Kemudian, kata dia, pada pasal 13 ayat 3, penegak hukum memberikan kesempatan agar sengketa/ perselisihan diselesaikan terlebih dahulu secara adat di gampong dengan melibatkan pemangku adat seperti keuchik (kepala desa), imum meunasah, tuha peut, sekretaris gampong, ulama, cendekiawan dan tokoh adat lainnya.
"Jika di gampong tidak selesai maka diselesaikan tingkat mukim dengan pemangku adat," ujarnya.
Namun, kata dia, jika perselisihan di laut, maka diselesaikan oleh Panglima Laot (laut) atau lembaga adat laut di Aceh.
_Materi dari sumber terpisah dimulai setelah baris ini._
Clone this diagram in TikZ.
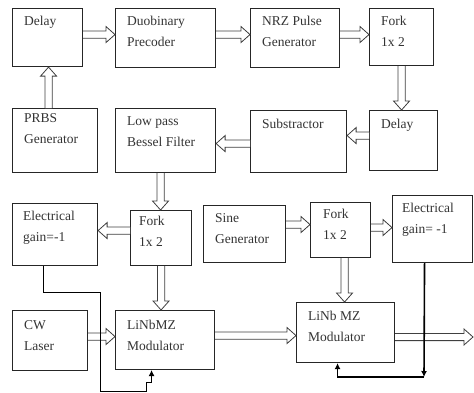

Lalu, kalau perkara tidak menemukan solusi pada tingkatan adat, maka korban dapat meminta surat keterangan kepada kepala desa sebagai dasar melanjutkan laporan polisi, agar permasalahan tersebut dapat ditindaklanjuti sampai ada kepastian hukum
"Kasus-kasus tipiring kita harapkan bisa diselesaikan di tingkat gampong tanpa harus ke ranah hukum. Tapi, bila tidak ada solusi, maka bisa saja mengarah ke proses hukum," katanya.
Dirinya juga berharap, penegakan hukum adat untuk menyelesaikan perselisihan dengan cara yang lebih bermartabat dan adil, sesuai nilai-nilai kearifan lokal yang berlaku di Aceh.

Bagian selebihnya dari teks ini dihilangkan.